## Data provided
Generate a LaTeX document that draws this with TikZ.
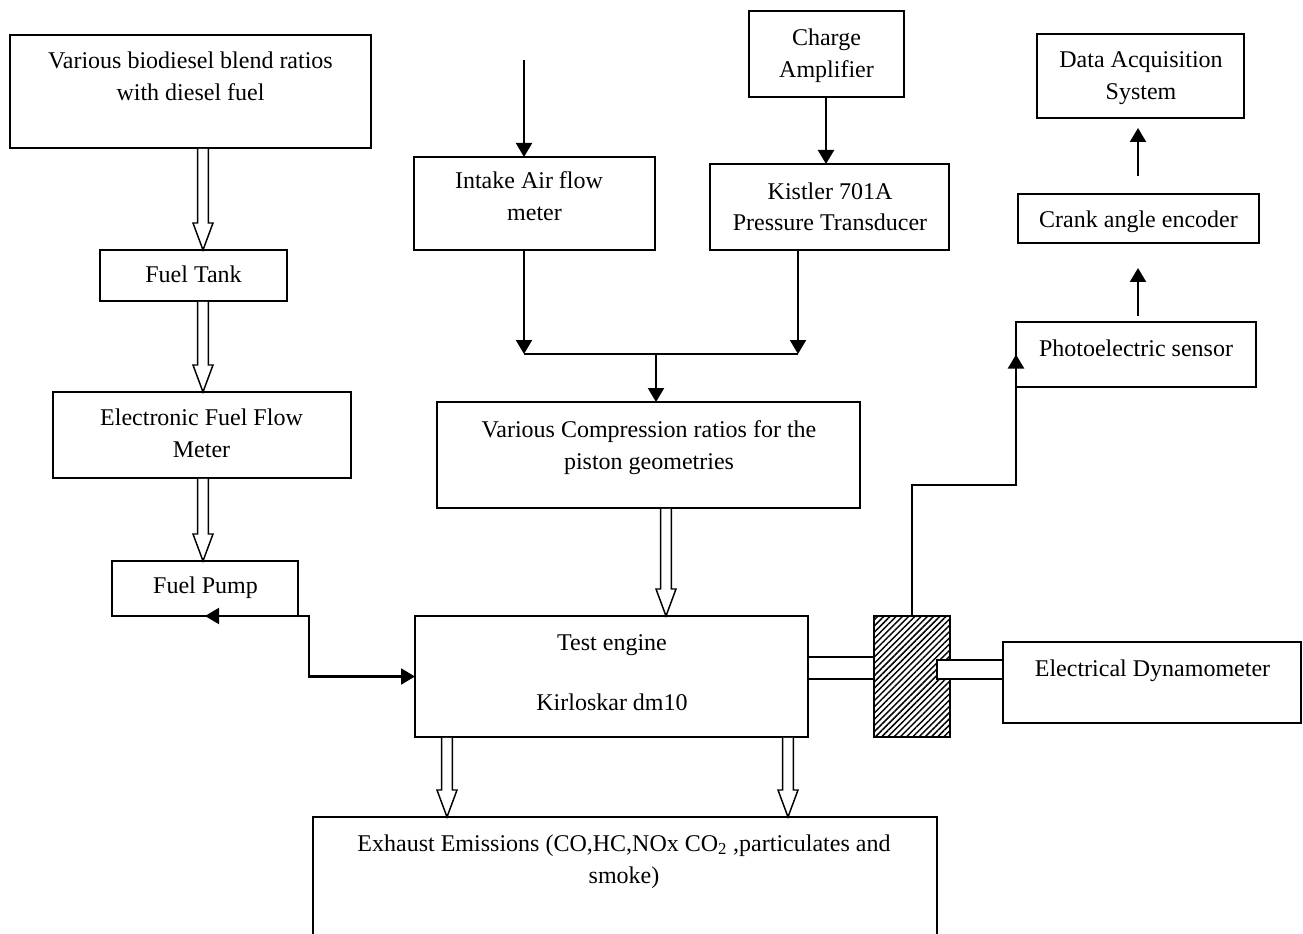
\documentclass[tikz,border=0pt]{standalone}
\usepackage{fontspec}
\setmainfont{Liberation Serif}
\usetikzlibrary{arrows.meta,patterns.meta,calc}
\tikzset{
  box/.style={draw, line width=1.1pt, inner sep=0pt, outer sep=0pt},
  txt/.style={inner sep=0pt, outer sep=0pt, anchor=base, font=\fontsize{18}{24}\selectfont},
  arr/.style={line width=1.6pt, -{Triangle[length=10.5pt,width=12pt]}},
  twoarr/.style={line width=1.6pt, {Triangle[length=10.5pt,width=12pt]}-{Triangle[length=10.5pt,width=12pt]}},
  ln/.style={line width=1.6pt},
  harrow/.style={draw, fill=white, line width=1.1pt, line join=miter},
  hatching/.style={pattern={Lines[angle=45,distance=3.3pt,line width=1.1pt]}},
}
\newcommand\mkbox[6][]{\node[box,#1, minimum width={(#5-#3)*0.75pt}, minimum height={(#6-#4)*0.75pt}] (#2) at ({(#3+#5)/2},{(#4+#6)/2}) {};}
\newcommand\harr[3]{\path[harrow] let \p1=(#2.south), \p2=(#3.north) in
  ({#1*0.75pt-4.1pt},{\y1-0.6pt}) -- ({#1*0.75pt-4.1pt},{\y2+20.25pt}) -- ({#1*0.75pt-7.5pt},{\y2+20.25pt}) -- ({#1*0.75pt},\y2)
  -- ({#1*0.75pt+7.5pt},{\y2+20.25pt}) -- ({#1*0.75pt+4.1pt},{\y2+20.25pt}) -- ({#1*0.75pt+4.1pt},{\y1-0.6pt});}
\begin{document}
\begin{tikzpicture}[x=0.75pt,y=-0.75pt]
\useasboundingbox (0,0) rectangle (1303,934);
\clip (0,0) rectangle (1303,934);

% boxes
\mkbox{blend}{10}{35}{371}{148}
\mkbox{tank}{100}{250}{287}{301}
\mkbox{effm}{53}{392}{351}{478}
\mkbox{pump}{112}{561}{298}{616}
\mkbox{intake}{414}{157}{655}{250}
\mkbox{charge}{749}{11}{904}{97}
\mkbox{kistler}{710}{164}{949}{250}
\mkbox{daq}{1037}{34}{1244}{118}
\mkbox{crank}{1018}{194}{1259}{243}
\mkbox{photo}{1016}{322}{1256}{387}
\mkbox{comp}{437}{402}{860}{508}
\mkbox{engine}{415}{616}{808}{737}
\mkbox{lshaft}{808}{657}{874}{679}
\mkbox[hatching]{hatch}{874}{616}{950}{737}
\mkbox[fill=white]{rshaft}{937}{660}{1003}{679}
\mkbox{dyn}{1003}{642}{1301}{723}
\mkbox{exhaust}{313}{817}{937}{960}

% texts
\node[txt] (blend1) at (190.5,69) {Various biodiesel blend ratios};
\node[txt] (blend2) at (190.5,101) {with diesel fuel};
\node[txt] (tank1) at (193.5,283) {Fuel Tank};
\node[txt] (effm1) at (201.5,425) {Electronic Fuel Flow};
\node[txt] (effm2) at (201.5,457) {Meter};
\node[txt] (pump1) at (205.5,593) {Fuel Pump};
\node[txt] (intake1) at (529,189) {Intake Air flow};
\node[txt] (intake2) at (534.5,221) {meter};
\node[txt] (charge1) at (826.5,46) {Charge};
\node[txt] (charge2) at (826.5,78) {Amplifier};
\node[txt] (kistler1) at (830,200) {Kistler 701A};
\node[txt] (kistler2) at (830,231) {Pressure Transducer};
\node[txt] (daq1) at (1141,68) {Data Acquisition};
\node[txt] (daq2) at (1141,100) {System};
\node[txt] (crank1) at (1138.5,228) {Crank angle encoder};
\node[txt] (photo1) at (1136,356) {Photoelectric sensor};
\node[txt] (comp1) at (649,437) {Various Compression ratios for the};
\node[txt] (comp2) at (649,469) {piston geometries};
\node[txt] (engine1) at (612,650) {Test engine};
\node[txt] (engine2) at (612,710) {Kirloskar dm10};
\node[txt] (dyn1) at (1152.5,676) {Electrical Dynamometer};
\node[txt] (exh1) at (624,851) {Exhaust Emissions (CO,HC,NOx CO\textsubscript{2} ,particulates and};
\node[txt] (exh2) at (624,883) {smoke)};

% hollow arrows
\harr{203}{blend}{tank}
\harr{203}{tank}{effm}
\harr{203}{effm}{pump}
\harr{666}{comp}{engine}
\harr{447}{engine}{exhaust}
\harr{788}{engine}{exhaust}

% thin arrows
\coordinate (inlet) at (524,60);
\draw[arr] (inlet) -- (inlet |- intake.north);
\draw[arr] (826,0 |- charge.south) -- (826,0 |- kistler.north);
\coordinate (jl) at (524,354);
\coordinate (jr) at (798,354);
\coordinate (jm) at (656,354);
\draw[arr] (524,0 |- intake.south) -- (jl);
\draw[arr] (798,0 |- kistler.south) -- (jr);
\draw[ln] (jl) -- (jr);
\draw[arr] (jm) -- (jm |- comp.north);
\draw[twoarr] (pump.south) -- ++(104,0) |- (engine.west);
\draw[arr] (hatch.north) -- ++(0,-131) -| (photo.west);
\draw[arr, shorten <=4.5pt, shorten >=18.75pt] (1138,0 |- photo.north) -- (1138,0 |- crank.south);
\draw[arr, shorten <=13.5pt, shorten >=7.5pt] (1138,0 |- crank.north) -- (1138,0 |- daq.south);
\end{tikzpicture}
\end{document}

## Your instructions
Every line is to be duplicated exactly, though pictures stay out.

## Result
Generate a LaTeX document that draws this with TikZ.
\documentclass[tikz,border=0pt]{standalone}
\usepackage{fontspec}
\setmainfont{Liberation Serif}
\usetikzlibrary{arrows.meta,patterns.meta,calc}
\tikzset{
  box/.style={draw, line width=1.1pt, inner sep=0pt, outer sep=0pt},
  txt/.style={inner sep=0pt, outer sep=0pt, anchor=base, font=\fontsize{18}{24}\selectfont},
  arr/.style={line width=1.6pt, -{Triangle[length=10.5pt,width=12pt]}},
  twoarr/.style={line width=1.6pt, {Triangle[length=10.5pt,width=12pt]}-{Triangle[length=10.5pt,width=12pt]}},
  ln/.style={line width=1.6pt},
  harrow/.style={draw, fill=white, line width=1.1pt, line join=miter},
  hatching/.style={pattern={Lines[angle=45,distance=3.3pt,line width=1.1pt]}},
}
\newcommand\mkbox[6][]{\node[box,#1, minimum width={(#5-#3)*0.75pt}, minimum height={(#6-#4)*0.75pt}] (#2) at ({(#3+#5)/2},{(#4+#6)/2}) {};}
\newcommand\harr[3]{\path[harrow] let \p1=(#2.south), \p2=(#3.north) in
  ({#1*0.75pt-4.1pt},{\y1-0.6pt}) -- ({#1*0.75pt-4.1pt},{\y2+20.25pt}) -- ({#1*0.75pt-7.5pt},{\y2+20.25pt}) -- ({#1*0.75pt},\y2)
  -- ({#1*0.75pt+7.5pt},{\y2+20.25pt}) -- ({#1*0.75pt+4.1pt},{\y2+20.25pt}) -- ({#1*0.75pt+4.1pt},{\y1-0.6pt});}
\begin{document}
\begin{tikzpicture}[x=0.75pt,y=-0.75pt]
\useasboundingbox (0,0) rectangle (1303,934);
\clip (0,0) rectangle (1303,934);

% boxes
\mkbox{blend}{10}{35}{371}{148}
\mkbox{tank}{100}{250}{287}{301}
\mkbox{effm}{53}{392}{351}{478}
\mkbox{pump}{112}{561}{298}{616}
\mkbox{intake}{414}{157}{655}{250}
\mkbox{charge}{749}{11}{904}{97}
\mkbox{kistler}{710}{164}{949}{250}
\mkbox{daq}{1037}{34}{1244}{118}
\mkbox{crank}{1018}{194}{1259}{243}
\mkbox{photo}{1016}{322}{1256}{387}
\mkbox{comp}{437}{402}{860}{508}
\mkbox{engine}{415}{616}{808}{737}
\mkbox{lshaft}{808}{657}{874}{679}
\mkbox[hatching]{hatch}{874}{616}{950}{737}
\mkbox[fill=white]{rshaft}{937}{660}{1003}{679}
\mkbox{dyn}{1003}{642}{1301}{723}
\mkbox{exhaust}{313}{817}{937}{960}

% texts
\node[txt] (blend1) at (190.5,69) {Various biodiesel blend ratios};
\node[txt] (blend2) at (190.5,101) {with diesel fuel};
\node[txt] (tank1) at (193.5,283) {Fuel Tank};
\node[txt] (effm1) at (201.5,425) {Electronic Fuel Flow};
\node[txt] (effm2) at (201.5,457) {Meter};
\node[txt] (pump1) at (205.5,593) {Fuel Pump};
\node[txt] (intake1) at (529,189) {Intake Air flow};
\node[txt] (intake2) at (534.5,221) {meter};
\node[txt] (charge1) at (826.5,46) {Charge};
\node[txt] (charge2) at (826.5,78) {Amplifier};
\node[txt] (kistler1) at (830,200) {Kistler 701A};
\node[txt] (kistler2) at (830,231) {Pressure Transducer};
\node[txt] (daq1) at (1141,68) {Data Acquisition};
\node[txt] (daq2) at (1141,100) {System};
\node[txt] (crank1) at (1138.5,228) {Crank angle encoder};
\node[txt] (photo1) at (1136,356) {Photoelectric sensor};
\node[txt] (comp1) at (649,437) {Various Compression ratios for the};
\node[txt] (comp2) at (649,469) {piston geometries};
\node[txt] (engine1) at (612,650) {Test engine};
\node[txt] (engine2) at (612,710) {Kirloskar dm10};
\node[txt] (dyn1) at (1152.5,676) {Electrical Dynamometer};
\node[txt] (exh1) at (624,851) {Exhaust Emissions (CO,HC,NOx CO\textsubscript{2} ,particulates and};
\node[txt] (exh2) at (624,883) {smoke)};

% hollow arrows
\harr{203}{blend}{tank}
\harr{203}{tank}{effm}
\harr{203}{effm}{pump}
\harr{666}{comp}{engine}
\harr{447}{engine}{exhaust}
\harr{788}{engine}{exhaust}

% thin arrows
\coordinate (inlet) at (524,60);
\draw[arr] (inlet) -- (inlet |- intake.north);
\draw[arr] (826,0 |- charge.south) -- (826,0 |- kistler.north);
\coordinate (jl) at (524,354);
\coordinate (jr) at (798,354);
\coordinate (jm) at (656,354);
\draw[arr] (524,0 |- intake.south) -- (jl);
\draw[arr] (798,0 |- kistler.south) -- (jr);
\draw[ln] (jl) -- (jr);
\draw[arr] (jm) -- (jm |- comp.north);
\draw[twoarr] (pump.south) -- ++(104,0) |- (engine.west);
\draw[arr] (hatch.north) -- ++(0,-131) -| (photo.west);
\draw[arr, shorten <=4.5pt, shorten >=18.75pt] (1138,0 |- photo.north) -- (1138,0 |- crank.south);
\draw[arr, shorten <=13.5pt, shorten >=7.5pt] (1138,0 |- crank.north) -- (1138,0 |- daq.south);
\end{tikzpicture}
\end{document}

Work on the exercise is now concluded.